De Bundesbank heeft het allemaal heel slim aangepakt. Ze kochten twee huizen naast elkaar in een hele normale buurt. De huizen waren gebouwd tegen een heuvel aan. In het geniep werd de bunker uit de rots achter de huizen uitgehakt. De buurt had daar wel vraagtekens bij, het uithakken maakte per slot van rekening best lawaai. De bank beweerde dat ze een schuilkelder bouwden en dat die ook was bedoeld voor de omwonenden. Met de dreiging van de atoombom in hun gedachten stelden de buurtbewoners verder geen vragen meer. Ze waren maar wat blij met het buurtinitiatief. Ook over de beveiliging van de bunker had de bank nagedacht. Veel bewakers rondom de twee huizen zou maar opvallen. Daarom gebruikten ze de huizen als opleidingscentrum voor hun bankmedewerkers. Altijd waren er mensen in huis aanwezig. Een betere beveiliging tegen dieven kan je niet hebben, toch? En zoveel mensen moeten ook eten, dus dat er met regelmaat vrachtwagens naar boven gingen met proviand (en ook de nodige kartonnen dozen met geld) dat was alleen maar logisch. De enige die wist wat er in de bunker werd bewaard, was de huismeester. Hij liep elke dag door de lege ruimtes die in geval van moment X ruimte zouden bieden aan 80 medewerkers die daar dan niet alleen aan het werk zouden zijn maar ook zouden slapen, eten, douchen, et cetera. En ook liep hij langs de wanden die vol stonden met kartonnen dozen. Een doos gevuld met briefjes van 10 Mark was al zo’n 2 miljoen waard. Zo waren er ook dozen met 25, 50 en 100 Mark-biljetten. Tja, reken dat zelf maar uit.

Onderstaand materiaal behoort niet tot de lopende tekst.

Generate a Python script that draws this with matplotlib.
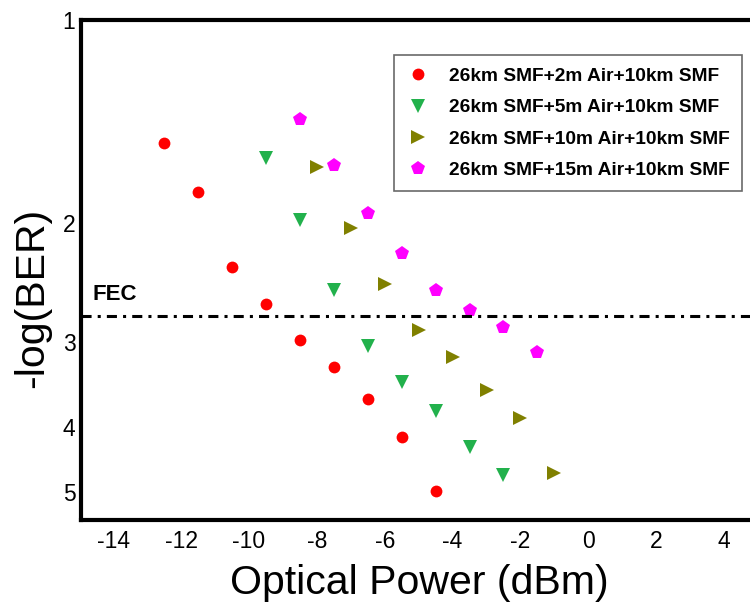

Als we weer buiten staan, besluiten we niet meer richting centrum te lopen maar om direct naar het station te gaan. Zodra we voet op het perron zetten, komt onze trein er al aan. Om de hoek bij onze camping ligt een grote supermarkt. Daar halen we bockwürst, broodjes, sausjes en sla. Eenvoudig maar lekker. Precies waar we behoefte aan hebben na deze leuke, afwisselende en culturele dag.